◆ Written exercise: Quote all of the data exactly as given. Skip every picture it contains.

◆ Data segment:

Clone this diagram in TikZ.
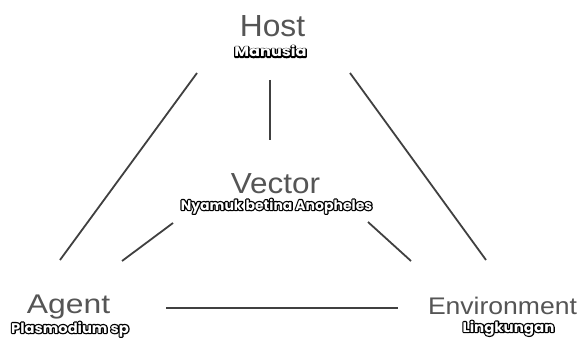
\documentclass[tikz,border=0pt]{standalone}
\usepackage{fontspec}
\setmainfont{Liberation Sans}
\newfontfamily\subfont{Poppins}
\definecolor{txtgray}{HTML}{555555}
\definecolor{linegray}{HTML}{404040}
\newcommand{\outl}[1]{\rlap{\textcolor{black}{\special{pdf:code 2 Tr 2.4 w 1 j}#1\special{pdf:code 0 Tr 0.4 w 0 j}}}\textcolor{white}{#1}}
\newcommand{\sublabel}[2]{\scalebox{#1}[1]{\outl{#2}}}
\newcommand{\mainlabel}[3]{\scalebox{#1}[1]{\fontsize{#2}{#2}\selectfont #3}}
\begin{document}
\begin{tikzpicture}[x=1pt,y=-1pt,
  main/.style={text=txtgray, inner sep=0pt, anchor=base},
  sub/.style={font=\subfont\bfseries\fontsize{14}{14}\selectfont, inner sep=0pt, anchor=base},
  conn/.style={draw=linegray, line width=1.8pt}]
\useasboundingbox (0,0) rectangle (580,339);
\fill[white] (0,0) rectangle (580,339);
% labels
\node[main] (host) at (272.5,37) {\mainlabel{1.04}{30.5}{Host}};
\node[sub] (hostsub) at (270.5,57) {\sublabel{1.15}{Manusia}};
\node[main] (vector) at (275.5,193) {\mainlabel{1.085}{29}{Vector}};
\node[sub] (vectorsub) at (276.5,210) {\sublabel{1.0}{Nyamuk betina Anopheles}};
\node[main] (agent) at (68.5,313) {\mainlabel{1.18}{27}{Agent}};
\node[sub] (agentsub) at (70,333) {\sublabel{1.05}{Plasmodium sp}};
\node[main] (env) at (502.5,314) {\mainlabel{1.106}{24}{Environment}};
\node[sub] (envsub) at (508.5,332) {\sublabel{1.07}{Lingkungan}};
% connector ends
\coordinate (hA) at (197,73);
\coordinate (aH) at (60,260);
\coordinate (hE) at (350,73);
\coordinate (eH) at (486,260);
\coordinate (hV) at (270,80);
\coordinate (vH) at (270,140);
\coordinate (vA) at (173,223);
\coordinate (aV) at (122,261);
\coordinate (vE) at (368,222);
\coordinate (eV) at (411,261);
\coordinate (aE) at (166,308);
\coordinate (eA) at (398,308);
\draw[conn] (hA) -- (aH);
\draw[conn] (hE) -- (eH);
\draw[conn] (hV) -- (vH);
\draw[conn] (vA) -- (aV);
\draw[conn] (vE) -- (eV);
\draw[conn] (aE) -- (eA);
\end{tikzpicture}
\end{document}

◆ Solution:
Clone this diagram in TikZ.
\documentclass[tikz,border=0pt]{standalone}
\usepackage{fontspec}
\setmainfont{Liberation Sans}
\newfontfamily\subfont{Poppins}
\definecolor{txtgray}{HTML}{555555}
\definecolor{linegray}{HTML}{404040}
\newcommand{\outl}[1]{\rlap{\textcolor{black}{\special{pdf:code 2 Tr 2.4 w 1 j}#1\special{pdf:code 0 Tr 0.4 w 0 j}}}\textcolor{white}{#1}}
\newcommand{\sublabel}[2]{\scalebox{#1}[1]{\outl{#2}}}
\newcommand{\mainlabel}[3]{\scalebox{#1}[1]{\fontsize{#2}{#2}\selectfont #3}}
\begin{document}
\begin{tikzpicture}[x=1pt,y=-1pt,
  main/.style={text=txtgray, inner sep=0pt, anchor=base},
  sub/.style={font=\subfont\bfseries\fontsize{14}{14}\selectfont, inner sep=0pt, anchor=base},
  conn/.style={draw=linegray, line width=1.8pt}]
\useasboundingbox (0,0) rectangle (580,339);
\fill[white] (0,0) rectangle (580,339);
% labels
\node[main] (host) at (272.5,37) {\mainlabel{1.04}{30.5}{Host}};
\node[sub] (hostsub) at (270.5,57) {\sublabel{1.15}{Manusia}};
\node[main] (vector) at (275.5,193) {\mainlabel{1.085}{29}{Vector}};
\node[sub] (vectorsub) at (276.5,210) {\sublabel{1.0}{Nyamuk betina Anopheles}};
\node[main] (agent) at (68.5,313) {\mainlabel{1.18}{27}{Agent}};
\node[sub] (agentsub) at (70,333) {\sublabel{1.05}{Plasmodium sp}};
\node[main] (env) at (502.5,314) {\mainlabel{1.106}{24}{Environment}};
\node[sub] (envsub) at (508.5,332) {\sublabel{1.07}{Lingkungan}};
% connector ends
\coordinate (hA) at (197,73);
\coordinate (aH) at (60,260);
\coordinate (hE) at (350,73);
\coordinate (eH) at (486,260);
\coordinate (hV) at (270,80);
\coordinate (vH) at (270,140);
\coordinate (vA) at (173,223);
\coordinate (aV) at (122,261);
\coordinate (vE) at (368,222);
\coordinate (eV) at (411,261);
\coordinate (aE) at (166,308);
\coordinate (eA) at (398,308);
\draw[conn] (hA) -- (aH);
\draw[conn] (hE) -- (eH);
\draw[conn] (hV) -- (vH);
\draw[conn] (vA) -- (aV);
\draw[conn] (vE) -- (eV);
\draw[conn] (aE) -- (eA);
\end{tikzpicture}
\end{document}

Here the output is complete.